▶ [Task brief]: Write out the material exactly, with the pictures left out.

====

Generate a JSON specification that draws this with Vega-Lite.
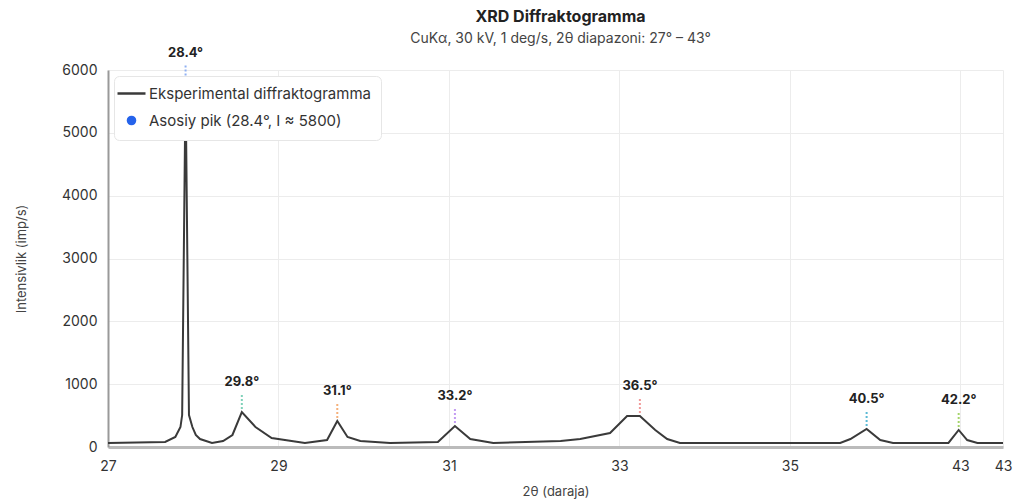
{
  "$schema": "https://vega.github.io/schema/vega-lite/v6.json",
  "width": 895,
  "height": 377,
  "autosize": {"type": "none"},
  "padding": {"left": 108, "top": 70, "right": 11, "bottom": 56},
  "background": "white",
  "title": {
    "text": "XRD Diffraktogramma",
    "subtitle": "CuKα, 30 kV, 1 deg/s, 2θ diapazoni: 27° – 43°",
    "anchor": "middle",
    "dx": 5,
    "offset": 1,
    "font": "Inter",
    "fontSize": 16,
    "fontWeight": "bold",
    "color": "#222222",
    "subtitleFont": "Inter",
    "subtitleFontSize": 14,
    "subtitleColor": "#444444",
    "subtitlePadding": 7
  },
  "config": {
    "font": "Inter",
    "view": {"stroke": null},
    "legend": {
      "orient": "top-left",
      "offset": 6,
      "title": null,
      "fillColor": "white",
      "strokeColor": "#e6e6e6",
      "cornerRadius": 5,
      "padding": 10,
      "labelFont": "Inter",
      "labelFontSize": 15,
      "labelColor": "#333333",
      "labelLimit": 500,
      "rowPadding": 9,
      "symbolSize": 784,
      "labelOffset": 10
    }
  },
  "datasets": {
    "scan": [
      {"x": 27.00, "I": 64},
      {"x": 27.67, "I": 80},
      {"x": 27.79, "I": 159},
      {"x": 27.85, "I": 318},
      {"x": 27.87, "I": 509},
      {"x": 27.91, "I": 5800},
      {"x": 27.95, "I": 509},
      {"x": 27.99, "I": 318},
      {"x": 28.03, "I": 191},
      {"x": 28.08, "I": 127},
      {"x": 28.22, "I": 64},
      {"x": 28.35, "I": 95},
      {"x": 28.46, "I": 191},
      {"x": 28.57, "I": 557},
      {"x": 28.73, "I": 318},
      {"x": 28.92, "I": 143},
      {"x": 29.31, "I": 64},
      {"x": 29.57, "I": 111},
      {"x": 29.69, "I": 414},
      {"x": 29.81, "I": 159},
      {"x": 29.96, "I": 95},
      {"x": 30.31, "I": 64},
      {"x": 30.87, "I": 80},
      {"x": 31.07, "I": 334},
      {"x": 31.25, "I": 127},
      {"x": 31.52, "I": 64},
      {"x": 32.31, "I": 95},
      {"x": 32.54, "I": 127},
      {"x": 32.89, "I": 223},
      {"x": 33.09, "I": 493},
      {"x": 33.24, "I": 493},
      {"x": 33.42, "I": 271},
      {"x": 33.56, "I": 127},
      {"x": 33.71, "I": 64},
      {"x": 35.59, "I": 64},
      {"x": 35.71, "I": 127},
      {"x": 35.90, "I": 287},
      {"x": 36.06, "I": 111},
      {"x": 36.21, "I": 64},
      {"x": 36.86, "I": 64},
      {"x": 36.98, "I": 271},
      {"x": 37.08, "I": 111},
      {"x": 37.20, "I": 64},
      {"x": 37.50, "I": 64}
    ],
    "peaks": [
      {"x": 27.91, "I": 5800, "label": "28.4°"},
      {"x": 28.57, "I": 557, "label": "29.8°"},
      {"x": 29.69, "I": 414, "label": "31.1°"},
      {"x": 31.07, "I": 334, "label": "33.2°"},
      {"x": 33.24, "I": 493, "label": "36.5°"},
      {"x": 35.90, "I": 287, "label": "40.5°"},
      {"x": 36.98, "I": 271, "label": "42.2°"}
    ],
    "main": [
      {"x": 27.91, "I": 5800}
    ]
  },
  "encoding": {
    "x": {
      "field": "x",
      "type": "quantitative",
      "scale": {"domain": [27, 37.5], "nice": false, "zero": false},
      "axis": {
        "values": [27, 29, 31, 33, 35, 37, 37.5],
        "labelExpr": "datum.value >= 37 ? '43' : format(datum.value, 'd')",
        "title": "2θ (daraja)",
        "ticks": false,
        "domainColor": "#bbbbbb",
        "domainWidth": 3,
        "gridColor": "#ececec",
        "labelPadding": 12,
        "labelFontSize": 14,
        "labelColor": "#333333",
        "labelOverlap": false,
        "labelFlush": false,
        "labelBound": false,
        "titleFontSize": 13,
        "titleFontWeight": "normal",
        "titleColor": "#444444",
        "titlePadding": 12
      }
    },
    "y": {
      "field": "I",
      "type": "quantitative",
      "scale": {"domain": [0, 6000], "nice": false},
      "axis": {
        "values": [0, 1000, 2000, 3000, 4000, 5000, 6000],
        "format": "d",
        "title": "Intensivlik (imp/s)",
        "ticks": false,
        "domainColor": "#999999",
        "domainWidth": 2,
        "gridColor": "#ececec",
        "labelPadding": 11,
        "labelFontSize": 14,
        "labelColor": "#333333",
        "titleFontSize": 13,
        "titleFontWeight": "normal",
        "titleColor": "#444444",
        "titlePadding": 33
      }
    }
  },
  "layer": [
    {
      "data": {"name": "scan"},
      "mark": {"type": "line", "strokeWidth": 2, "interpolate": "linear"},
      "encoding": {
        "color": {
          "datum": "Eksperimental diffraktogramma",
          "type": "nominal",
          "scale": {
            "domain": ["Eksperimental diffraktogramma", "Asosiy pik (28.4°, I ≈ 5800)"],
            "range": ["#3a3a3a", "#2563eb"]
          },
          "legend": {
            "encode": {
              "symbols": {
                "update": {
                  "shape": {"signal": "datum.value === 'Eksperimental diffraktogramma' ? 'stroke' : 'circle'"},
                  "size": {"signal": "datum.value === 'Eksperimental diffraktogramma' ? 784 : 50"},
                  "fill": {"signal": "datum.value === 'Eksperimental diffraktogramma' ? 'transparent' : '#2563eb'"},
                  "stroke": {"signal": "datum.value === 'Eksperimental diffraktogramma' ? '#444444' : 'transparent'"},
                  "strokeWidth": {"value": 2.5},
                  "opacity": {"value": 1}
                }
              }
            }
          }
        }
      }
    },
    {
      "data": {"name": "main"},
      "mark": {"type": "point", "filled": true, "size": 60, "opacity": 1},
      "encoding": {
        "color": {"datum": "Asosiy pik (28.4°, I ≈ 5800)", "type": "nominal"}
      }
    },
    {
      "data": {"name": "peaks"},
      "mark": {"type": "rule", "strokeDash": [2, 2], "strokeWidth": 2, "yOffset": -3, "y2Offset": -18},
      "encoding": {
        "y2": {"field": "I"},
        "stroke": {
          "field": "label",
          "type": "nominal",
          "scale": {
            "domain": ["28.4°", "29.8°", "31.1°", "33.2°", "36.5°", "40.5°", "42.2°"],
            "range": ["#8fb0f2", "#7fd1b9", "#f5b07a", "#c39cf2", "#f19a9a", "#5bbad5", "#a5d46a"]
          },
          "legend": null
        }
      }
    },
    {
      "data": {"name": "peaks"},
      "mark": {"type": "text", "dy": -30, "fontWeight": "bold", "fontSize": 13, "color": "#222222", "baseline": "middle"},
      "encoding": {
        "text": {"field": "label"}
      }
    }
  ]
}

====

▶ [Result of the exercise]:
Generate a JSON specification that draws this with Vega-Lite.
{
  "$schema": "https://vega.github.io/schema/vega-lite/v6.json",
  "width": 895,
  "height": 377,
  "autosize": {"type": "none"},
  "padding": {"left": 108, "top": 70, "right": 11, "bottom": 56},
  "background": "white",
  "title": {
    "text": "XRD Diffraktogramma",
    "subtitle": "CuKα, 30 kV, 1 deg/s, 2θ diapazoni: 27° – 43°",
    "anchor": "middle",
    "dx": 5,
    "offset": 1,
    "font": "Inter",
    "fontSize": 16,
    "fontWeight": "bold",
    "color": "#222222",
    "subtitleFont": "Inter",
    "subtitleFontSize": 14,
    "subtitleColor": "#444444",
    "subtitlePadding": 7
  },
  "config": {
    "font": "Inter",
    "view": {"stroke": null},
    "legend": {
      "orient": "top-left",
      "offset": 6,
      "title": null,
      "fillColor": "white",
      "strokeColor": "#e6e6e6",
      "cornerRadius": 5,
      "padding": 10,
      "labelFont": "Inter",
      "labelFontSize": 15,
      "labelColor": "#333333",
      "labelLimit": 500,
      "rowPadding": 9,
      "symbolSize": 784,
      "labelOffset": 10
    }
  },
  "datasets": {
    "scan": [
      {"x": 27.00, "I": 64},
      {"x": 27.67, "I": 80},
      {"x": 27.79, "I": 159},
      {"x": 27.85, "I": 318},
      {"x": 27.87, "I": 509},
      {"x": 27.91, "I": 5800},
      {"x": 27.95, "I": 509},
      {"x": 27.99, "I": 318},
      {"x": 28.03, "I": 191},
      {"x": 28.08, "I": 127},
      {"x": 28.22, "I": 64},
      {"x": 28.35, "I": 95},
      {"x": 28.46, "I": 191},
      {"x": 28.57, "I": 557},
      {"x": 28.73, "I": 318},
      {"x": 28.92, "I": 143},
      {"x": 29.31, "I": 64},
      {"x": 29.57, "I": 111},
      {"x": 29.69, "I": 414},
      {"x": 29.81, "I": 159},
      {"x": 29.96, "I": 95},
      {"x": 30.31, "I": 64},
      {"x": 30.87, "I": 80},
      {"x": 31.07, "I": 334},
      {"x": 31.25, "I": 127},
      {"x": 31.52, "I": 64},
      {"x": 32.31, "I": 95},
      {"x": 32.54, "I": 127},
      {"x": 32.89, "I": 223},
      {"x": 33.09, "I": 493},
      {"x": 33.24, "I": 493},
      {"x": 33.42, "I": 271},
      {"x": 33.56, "I": 127},
      {"x": 33.71, "I": 64},
      {"x": 35.59, "I": 64},
      {"x": 35.71, "I": 127},
      {"x": 35.90, "I": 287},
      {"x": 36.06, "I": 111},
      {"x": 36.21, "I": 64},
      {"x": 36.86, "I": 64},
      {"x": 36.98, "I": 271},
      {"x": 37.08, "I": 111},
      {"x": 37.20, "I": 64},
      {"x": 37.50, "I": 64}
    ],
    "peaks": [
      {"x": 27.91, "I": 5800, "label": "28.4°"},
      {"x": 28.57, "I": 557, "label": "29.8°"},
      {"x": 29.69, "I": 414, "label": "31.1°"},
      {"x": 31.07, "I": 334, "label": "33.2°"},
      {"x": 33.24, "I": 493, "label": "36.5°"},
      {"x": 35.90, "I": 287, "label": "40.5°"},
      {"x": 36.98, "I": 271, "label": "42.2°"}
    ],
    "main": [
      {"x": 27.91, "I": 5800}
    ]
  },
  "encoding": {
    "x": {
      "field": "x",
      "type": "quantitative",
      "scale": {"domain": [27, 37.5], "nice": false, "zero": false},
      "axis": {
        "values": [27, 29, 31, 33, 35, 37, 37.5],
        "labelExpr": "datum.value >= 37 ? '43' : format(datum.value, 'd')",
        "title": "2θ (daraja)",
        "ticks": false,
        "domainColor": "#bbbbbb",
        "domainWidth": 3,
        "gridColor": "#ececec",
        "labelPadding": 12,
        "labelFontSize": 14,
        "labelColor": "#333333",
        "labelOverlap": false,
        "labelFlush": false,
        "labelBound": false,
        "titleFontSize": 13,
        "titleFontWeight": "normal",
        "titleColor": "#444444",
        "titlePadding": 12
      }
    },
    "y": {
      "field": "I",
      "type": "quantitative",
      "scale": {"domain": [0, 6000], "nice": false},
      "axis": {
        "values": [0, 1000, 2000, 3000, 4000, 5000, 6000],
        "format": "d",
        "title": "Intensivlik (imp/s)",
        "ticks": false,
        "domainColor": "#999999",
        "domainWidth": 2,
        "gridColor": "#ececec",
        "labelPadding": 11,
        "labelFontSize": 14,
        "labelColor": "#333333",
        "titleFontSize": 13,
        "titleFontWeight": "normal",
        "titleColor": "#444444",
        "titlePadding": 33
      }
    }
  },
  "layer": [
    {
      "data": {"name": "scan"},
      "mark": {"type": "line", "strokeWidth": 2, "interpolate": "linear"},
      "encoding": {
        "color": {
          "datum": "Eksperimental diffraktogramma",
          "type": "nominal",
          "scale": {
            "domain": ["Eksperimental diffraktogramma", "Asosiy pik (28.4°, I ≈ 5800)"],
            "range": ["#3a3a3a", "#2563eb"]
          },
          "legend": {
            "encode": {
              "symbols": {
                "update": {
                  "shape": {"signal": "datum.value === 'Eksperimental diffraktogramma' ? 'stroke' : 'circle'"},
                  "size": {"signal": "datum.value === 'Eksperimental diffraktogramma' ? 784 : 50"},
                  "fill": {"signal": "datum.value === 'Eksperimental diffraktogramma' ? 'transparent' : '#2563eb'"},
                  "stroke": {"signal": "datum.value === 'Eksperimental diffraktogramma' ? '#444444' : 'transparent'"},
                  "strokeWidth": {"value": 2.5},
                  "opacity": {"value": 1}
                }
              }
            }
          }
        }
      }
    },
    {
      "data": {"name": "main"},
      "mark": {"type": "point", "filled": true, "size": 60, "opacity": 1},
      "encoding": {
        "color": {"datum": "Asosiy pik (28.4°, I ≈ 5800)", "type": "nominal"}
      }
    },
    {
      "data": {"name": "peaks"},
      "mark": {"type": "rule", "strokeDash": [2, 2], "strokeWidth": 2, "yOffset": -3, "y2Offset": -18},
      "encoding": {
        "y2": {"field": "I"},
        "stroke": {
          "field": "label",
          "type": "nominal",
          "scale": {
            "domain": ["28.4°", "29.8°", "31.1°", "33.2°", "36.5°", "40.5°", "42.2°"],
            "range": ["#8fb0f2", "#7fd1b9", "#f5b07a", "#c39cf2", "#f19a9a", "#5bbad5", "#a5d46a"]
          },
          "legend": null
        }
      }
    },
    {
      "data": {"name": "peaks"},
      "mark": {"type": "text", "dy": -30, "fontWeight": "bold", "fontSize": 13, "color": "#222222", "baseline": "middle"},
      "encoding": {
        "text": {"field": "label"}
      }
    }
  ]
}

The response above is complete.